Editorial: We mourn with those who mourn

Last week, 147 Kenyan women and men, most of them students, were slaughtered in the dormitory of their college. At our own college, we should be reeling. We should be devastated.

So often, the tragedies in the world seem vague and hard to grasp. But we can imagine this, being woken in our dorm rooms in the night. The confusion. The terror.

The truth is that these students were our demographic. Like us, they must have been thinking about homework assignments, career paths, friends, how to best serve God in this broken world. All of that, in a night of senseless brutality — over.

Online and in the media, it seems the story is already over too. In fact, many students that we talked to on our campus were unaware that it had even happened.

This has caused us at Chimes to talk about the messages media sends when deciding which stories to cover, as well as the messages we send when deciding which stories to read and to share.

So often, we feel, these messages say that we value some lives more than others.

Why is it that when a beloved celebrity dies, tributes and biographies flood the internet for months, while a tragedy of this proportion is met with comparative silence? Why aren’t we more vocal about this? Why aren’t we outraged?

Not all media has been silent. Notably, the Twitter hashtag #147NotJustANumber has taken up the cause of humanizing the deaths. Using the hashtag, family and friends share names, faces, facts.

More than a string of statistics or a recent hit in a line of terrorist activity, this was Purity Kawira. Branton Wakhungu. Fredrick Okoth. Agnes Mwendi. And dozens more names that have been identified.

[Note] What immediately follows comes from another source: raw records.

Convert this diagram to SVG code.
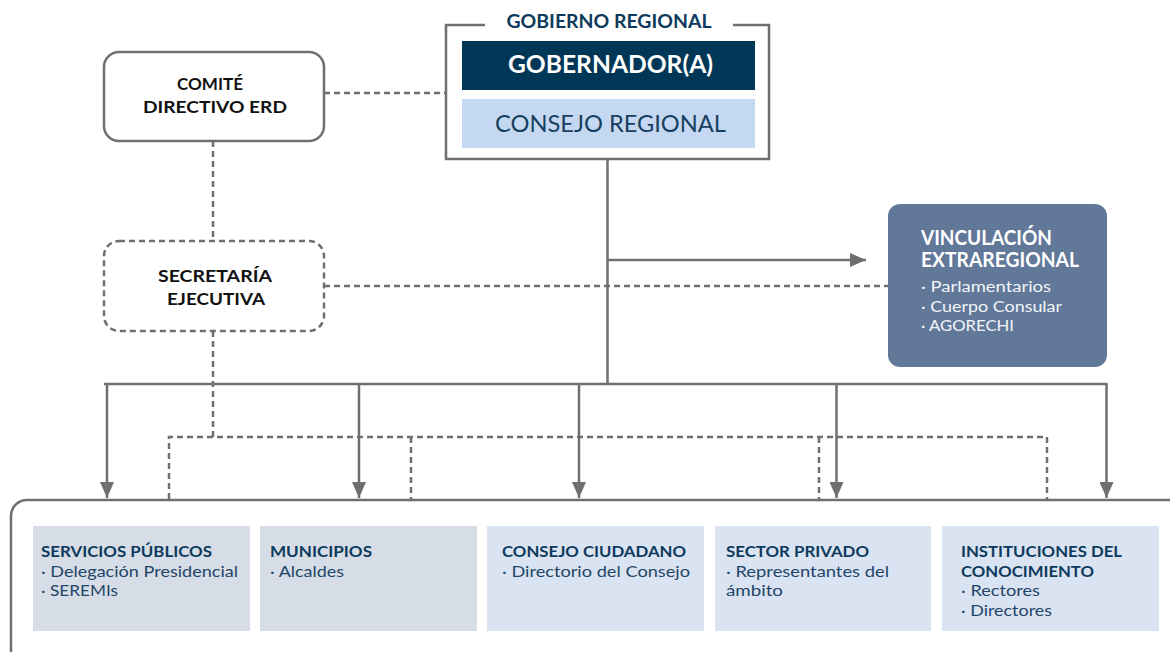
<svg xmlns="http://www.w3.org/2000/svg" width="1170" height="652" viewBox="0 0 1170 652">
<style>
.ln{fill:none;stroke:#6f6f6f;stroke-width:2.5}
.ds{fill:none;stroke:#6f6f6f;stroke-width:2.5;stroke-dasharray:6 4}
.t{font-family:Lato,"Open Sans","DejaVu Sans",sans-serif}
.b{font-weight:bold}
.ttl{font-family:Lato,"Open Sans",sans-serif;font-weight:bold;font-size:16px;fill:#0d3a5c}
.sub{font-family:Lato,"Open Sans",sans-serif;font-size:16px;fill:#1f4668}
.box1{fill:#d6dde7}
.box2{fill:#dae3f2}
</style>
<defs>
<marker id="ah" viewBox="0 0 16 14" refX="16" refY="7" markerWidth="16" markerHeight="14" markerUnits="userSpaceOnUse" orient="auto">
<path d="M0,0 L16,7 L0,14 z" fill="#6f6f6f"/>
</marker>
</defs>
<rect width="1170" height="652" fill="#ffffff"/>

<g id="container">
<rect x="11" y="500" width="1175" height="200" rx="16" class="ln"/>
</g>

<g id="connectors">
<line x1="607.5" y1="159" x2="607.5" y2="384" class="ln"/>
<line x1="607.5" y1="260" x2="866" y2="260" class="ln" marker-end="url(#ah)"/>
<line x1="104" y1="384" x2="1107.5" y2="384" class="ln"/>
<line x1="107" y1="384" x2="107" y2="498" class="ln" marker-end="url(#ah)"/>
<line x1="359" y1="384" x2="359" y2="498" class="ln" marker-end="url(#ah)"/>
<line x1="579" y1="384" x2="579" y2="498" class="ln" marker-end="url(#ah)"/>
<line x1="836.5" y1="384" x2="836.5" y2="498" class="ln" marker-end="url(#ah)"/>
<line x1="1106.5" y1="384" x2="1106.5" y2="498" class="ln" marker-end="url(#ah)"/>
<line x1="324" y1="93" x2="446" y2="93" class="ds"/>
<line x1="213" y1="141" x2="213" y2="241" class="ds"/>
<line x1="324" y1="286" x2="888" y2="286" class="ds"/>
<line x1="213" y1="331" x2="213" y2="437" class="ds"/>
<path d="M169,499 V437 H1047 V499" class="ds"/>
<line x1="411" y1="437" x2="411" y2="499" class="ds"/>
<line x1="819" y1="437" x2="819" y2="499" class="ds"/>
</g>

<g id="gobierno-regional">
<path d="M485,25 H446 V159 H769 V25 H733" class="ln"/>
<text x="609" y="28" text-anchor="middle" class="t b" font-size="18" fill="#0d3a5c" textLength="205" lengthAdjust="spacingAndGlyphs">GOBIERNO REGIONAL</text>
</g>

<g id="gobernador">
<rect x="462" y="41" width="293" height="49" fill="#003656"/>
<text x="610.5" y="72.5" text-anchor="middle" class="t b" font-size="25" fill="#ffffff" textLength="205" lengthAdjust="spacingAndGlyphs">GOBERNADOR(A)</text>
</g>

<g id="consejo-regional">
<rect x="462" y="99" width="293" height="49" fill="#c5d8f1"/>
<text x="610.5" y="132" text-anchor="middle" class="t" font-size="23.5" fill="#173f5f" textLength="231" lengthAdjust="spacingAndGlyphs">CONSEJO REGIONAL</text>
</g>

<g id="comite">
<rect x="104" y="52" width="220" height="89" rx="15" class="ln" fill="#ffffff"/>
<text x="210" y="90" text-anchor="middle" class="t b" font-size="17" fill="#111111" textLength="66" lengthAdjust="spacingAndGlyphs">COMITÉ</text>
<text x="215" y="113" text-anchor="middle" class="t b" font-size="17" fill="#111111" textLength="144" lengthAdjust="spacingAndGlyphs">DIRECTIVO ERD</text>
</g>

<g id="secretaria">
<rect x="104" y="241" width="220" height="90" rx="15" class="ds" fill="#ffffff"/>
<text x="215" y="282" text-anchor="middle" class="t b" font-size="17" fill="#111111" textLength="114" lengthAdjust="spacingAndGlyphs">SECRETARÍA</text>
<text x="216" y="305" text-anchor="middle" class="t b" font-size="17" fill="#111111" textLength="98" lengthAdjust="spacingAndGlyphs">EJECUTIVA</text>
</g>

<g id="vinculacion">
<rect x="888" y="204" width="219" height="163" rx="12" fill="#627899"/>
<text x="921" y="245" class="t b" font-size="20" fill="#ffffff" textLength="131" lengthAdjust="spacingAndGlyphs">VINCULACIÓN</text>
<text x="921" y="267" class="t b" font-size="20" fill="#ffffff" textLength="158" lengthAdjust="spacingAndGlyphs">EXTRAREGIONAL</text>
<text x="921" y="292" class="t" font-size="15.5" fill="#f2f5fa" textLength="130" lengthAdjust="spacingAndGlyphs">· Parlamentarios</text>
<text x="921" y="312" class="t" font-size="15.5" fill="#f2f5fa" textLength="141" lengthAdjust="spacingAndGlyphs">· Cuerpo Consular</text>
<text x="921" y="331" class="t" font-size="15.5" fill="#f2f5fa" textLength="93" lengthAdjust="spacingAndGlyphs">· AGORECHI</text>
</g>

<g id="servicios-publicos">
<rect x="33" y="526" width="217" height="105" class="box1"/>
<text x="41" y="556.5" class="ttl" textLength="171" lengthAdjust="spacingAndGlyphs">SERVICIOS PÚBLICOS</text>
<text x="41" y="576.5" class="sub" textLength="197" lengthAdjust="spacingAndGlyphs">· Delegación Presidencial</text>
<text x="41" y="596" class="sub" textLength="77" lengthAdjust="spacingAndGlyphs">· SEREMIs</text>
</g>

<g id="municipios">
<rect x="260" y="526" width="217" height="105" class="box1"/>
<text x="270" y="556.5" class="ttl" textLength="102" lengthAdjust="spacingAndGlyphs">MUNICIPIOS</text>
<text x="270" y="576.5" class="sub" textLength="74" lengthAdjust="spacingAndGlyphs">· Alcaldes</text>
</g>

<g id="consejo-ciudadano">
<rect x="487" y="526" width="217" height="105" class="box2"/>
<text x="502" y="556.5" class="ttl" textLength="184" lengthAdjust="spacingAndGlyphs">CONSEJO CIUDADANO</text>
<text x="502" y="576.5" class="sub" textLength="188" lengthAdjust="spacingAndGlyphs">· Directorio del Consejo</text>
</g>

<g id="sector-privado">
<rect x="715" y="526" width="216" height="105" class="box2"/>
<text x="726" y="556.5" class="ttl" textLength="143" lengthAdjust="spacingAndGlyphs">SECTOR PRIVADO</text>
<text x="726" y="576.5" class="sub" textLength="163" lengthAdjust="spacingAndGlyphs">· Representantes del</text>
<text x="726" y="596" class="sub" textLength="57" lengthAdjust="spacingAndGlyphs">ámbito</text>
</g>

<g id="instituciones">
<rect x="942" y="526" width="217" height="105" class="box2"/>
<text x="961" y="556.5" class="ttl" textLength="161" lengthAdjust="spacingAndGlyphs">INSTITUCIONES DEL</text>
<text x="961" y="576.5" class="ttl" textLength="133" lengthAdjust="spacingAndGlyphs">CONOCIMIENTO</text>
<text x="961" y="596" class="sub" textLength="79" lengthAdjust="spacingAndGlyphs">· Rectores</text>
<text x="961" y="616" class="sub" textLength="91" lengthAdjust="spacingAndGlyphs">· Directores</text>
</g>
</svg>
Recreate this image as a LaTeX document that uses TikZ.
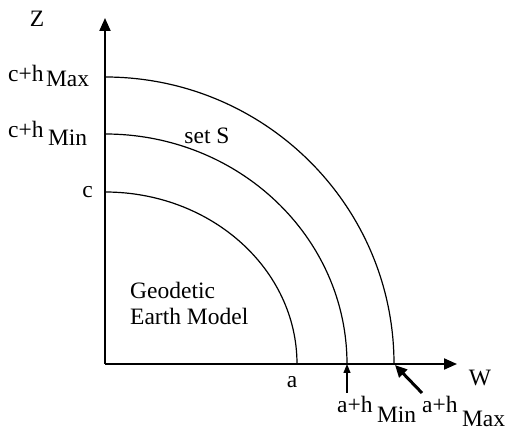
\documentclass[tikz,border=0pt]{standalone}
\usepackage{fontspec}
\setmainfont{Liberation Serif}
\usetikzlibrary{positioning, arrows.meta}

\begin{document}
\begin{tikzpicture}[
        x=1pt, y=1pt,
        every node/.style={font=\fontsize{23.5}{26}\selectfont, inner sep=0pt},
        lbl/.style={anchor=base west},
        axis/.style={line width=2pt, -{Triangle[length=13pt, width=11pt]}},
        shell/.style={line width=1.2pt},
        pointer/.style={line width=1.2pt, -{Triangle[length=9pt, width=7pt]}},
        bigpointer/.style={line width=3pt, -{Triangle[length=12pt, width=11pt]}}
    ]
        \useasboundingbox (0,0) rectangle (509,431);

        % Axes
        \coordinate (O) at (105,67);
        \coordinate (ztip) at (105,413);
        \coordinate (wtip) at (457,67);
        \draw[axis] (O) -- (ztip);
        \draw[axis] (O) -- (wtip);

        % Shells
        \draw[shell] (105,239) arc[start angle=90, end angle=0, x radius=192, y radius=172];
        \draw[shell] (105,297) arc[start angle=90, end angle=0, x radius=242, y radius=230];
        \draw[shell] (105,354) arc[start angle=90, end angle=0, x radius=289, y radius=287];

        % Labels on Z
        \node (zlabel) at (37,412) {Z};
        \node[lbl] (chmax) at (8,349) {c+h};
        \node[lbl] (chmaxsub) at ([xshift=2pt, yshift=-5pt]chmax.base east) {Max};
        \node[lbl] (chmin) at (8,293) {c+h};
        \node[lbl] (chminsub) at ([xshift=4pt, yshift=-8pt]chmin.base east) {Min};
        \node[anchor=east] (clabel) at (93,239) {c};

        % Inside
        \node (setS) at (207,295) {set S};
        \node[lbl] (geo) at (130,132) {Geodetic};
        \node[lbl] (earth) at ([yshift=-26pt]geo.base west) {Earth Model};

        % Labels on W
        \node (alabel) at (292,49) {a};
        \node[lbl] (ahmin) at (337,18) {a+h};
        \node[lbl] (ahminsub) at ([xshift=4pt, yshift=-10pt]ahmin.base east) {Min};
        \node[lbl] (ahmax) at (422,18) {a+h};
        \node[lbl] (ahmaxsub) at ([xshift=4pt, yshift=-14pt]ahmax.base east) {Max};
        \node (wlabel) at (480,53) {W};

        % Pointers
        \coordinate (amin) at (347,67);
        \coordinate (amintail) at (347,38);
        \coordinate (amax) at (395,66);
        \coordinate (amaxtail) at (422,38);
        \draw[pointer] (amintail) -- (amin);
        \draw[bigpointer] (amaxtail) -- (amax);
    \end{tikzpicture}
\end{document}
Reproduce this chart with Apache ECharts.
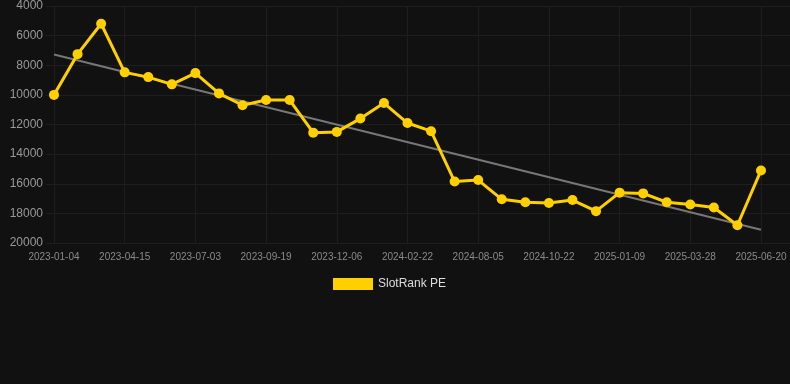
<!DOCTYPE html>
<html>
<head>
<meta charset="utf-8">
<script src="https://cdn.jsdelivr.net/npm/echarts@6/dist/echarts.min.js"></script>
<style>
html,body{margin:0;padding:0;background:#111111;}
#chart{width:790px;height:384px;}
</style>
</head>
<body>
<div id="chart"></div>
<script>
var categories = [
  '2023-01-04','2023-02-07','2023-03-13','2023-04-15','2023-05-11','2023-06-07',
  '2023-07-03','2023-07-29','2023-08-24','2023-09-19','2023-10-15','2023-11-10',
  '2023-12-06','2024-01-01','2024-01-27','2024-02-22','2024-04-15','2024-06-10',
  '2024-08-05','2024-08-31','2024-09-26','2024-10-22','2024-11-17','2024-12-14',
  '2025-01-09','2025-02-04','2025-03-02','2025-03-28','2025-04-25','2025-05-23',
  '2025-06-20'
];
var rankValues = [
  10000, 7250, 5200, 8480, 8800, 9290, 8530, 9900, 10700, 10350, 10350,
  12550, 12500, 11600, 10550, 11900, 12450, 15850, 15750, 17050, 17250,
  17300, 17100, 17850, 16600, 16650, 17250, 17400, 17600, 18800, 15100
];
var trendStart = 7270;
var trendEnd = 19100;
var yMin = 4000, yMax = 20000, yStep = 2000;

var trendData = categories.map(function (c, i) {
  if (i === 0) return trendStart;
  if (i === categories.length - 1) return trendEnd;
  return null;
});

var chart = echarts.init(document.getElementById('chart'));
var gridCol = '#1e1e1e';
chart.setOption({
  backgroundColor: '#111111',
  animation: false,
  grid: [
    { left: 46, right: 0, top: 6, bottom: 141 },
    { left: 54, right: 29, top: 6, bottom: 141 }
  ],
  legend: {
    data: ['SlotRank PE'],
    left: 333,
    top: 278,
    padding: 0,
    icon: 'rect',
    itemWidth: 40,
    itemHeight: 12,
    itemGap: 10,
    textStyle: { color: '#dddddd', fontSize: 12, fontFamily: 'Liberation Sans, Arial, sans-serif' }
  },
  xAxis: [
    { gridIndex: 0, type: 'value', show: false, min: 0, max: 1 },
    {
      gridIndex: 1,
      type: 'category',
      data: categories,
      boundaryGap: false,
      axisLine: { show: false },
      axisTick: { show: false },
      axisLabel: {
        interval: 2,
        color: '#8a8a8a',
        fontSize: 10,
        margin: 9,
        fontFamily: 'Liberation Sans, Arial, sans-serif'
      },
      splitLine: { show: true, interval: 2, lineStyle: { color: gridCol, width: 1 } }
    }
  ],
  yAxis: [
    {
      gridIndex: 0,
      type: 'value',
      inverse: true,
      min: yMin, max: yMax, interval: yStep,
      axisLine: { show: false },
      axisTick: { show: false },
      axisLabel: {
        color: '#999999',
        fontSize: 12,
        margin: 3,
        formatter: function (v) { return String(v); },
        fontFamily: 'Liberation Sans, Arial, sans-serif'
      },
      splitLine: { show: true, lineStyle: { color: gridCol, width: 1 } }
    },
    {
      gridIndex: 1,
      type: 'value',
      inverse: true,
      min: yMin, max: yMax, interval: yStep,
      axisLine: { show: false },
      axisTick: { show: false },
      axisLabel: { show: false },
      splitLine: { show: false }
    }
  ],
  series: [
    {
      name: 'Trend',
      type: 'line',
      xAxisIndex: 1,
      yAxisIndex: 1,
      data: trendData,
      connectNulls: true,
      showSymbol: false,
      symbol: 'none',
      lineStyle: { color: '#777777', width: 2 },
      silent: true,
      z: 2
    },
    {
      name: 'SlotRank PE',
      type: 'line',
      xAxisIndex: 1,
      yAxisIndex: 1,
      data: rankValues,
      symbol: 'circle',
      symbolSize: 10,
      itemStyle: { color: '#FFD000' },
      lineStyle: { color: '#FFD000', width: 3 },
      z: 3
    }
  ]
});
</script>
</body>
</html>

The mainstream media, however, has been remiss in this regard. Perhaps it is because we, as their audience, have not demanded it.

Perhaps it is our job as readers to demand the coverage of any loss of life. If taken seriously, we could go so far as to demand the story of every single death — 147 stories for 147 students. Hearing each story would force us to face the enormity of this loss. It would remind the world that every life matters.

But maybe this isn’t realistic. If we took the time to acknowledge every death in the world, every Syrian child caught in the crosshairs, every Honduran teen shot in a border crossing, every North Korean prisoner, the reality of our world is that our journalists would have time to report nothing else.

Our coverage cannot be comprehensive, but it should at least be representative. We may not be able to share every story, but we can at least listen to those have experienced loss, and use our voice to share the resulting outrage in the world.

We can draw attention to this at least in our community. We can at least provide the opportunity for others to think about this and to care.

In a world where every time we turn on the radio or open up the news, another tragedy is demanding attention, we remember the hope that our Kenyan brothers and sisters shared — that someday our world will be remade with peace and justice as its cornerstones.

Until then, we do what we can — mourn with those who mourn, remember those who were lost, pray for our broken world, and fight the discrimination and persecution within it.

Correction: This article originally stated that Garissa University, the college where the shootings took place, was a Christian college. While the students who were murdered were held hostage and shot because they were Christians, the university is not, itself, Christian.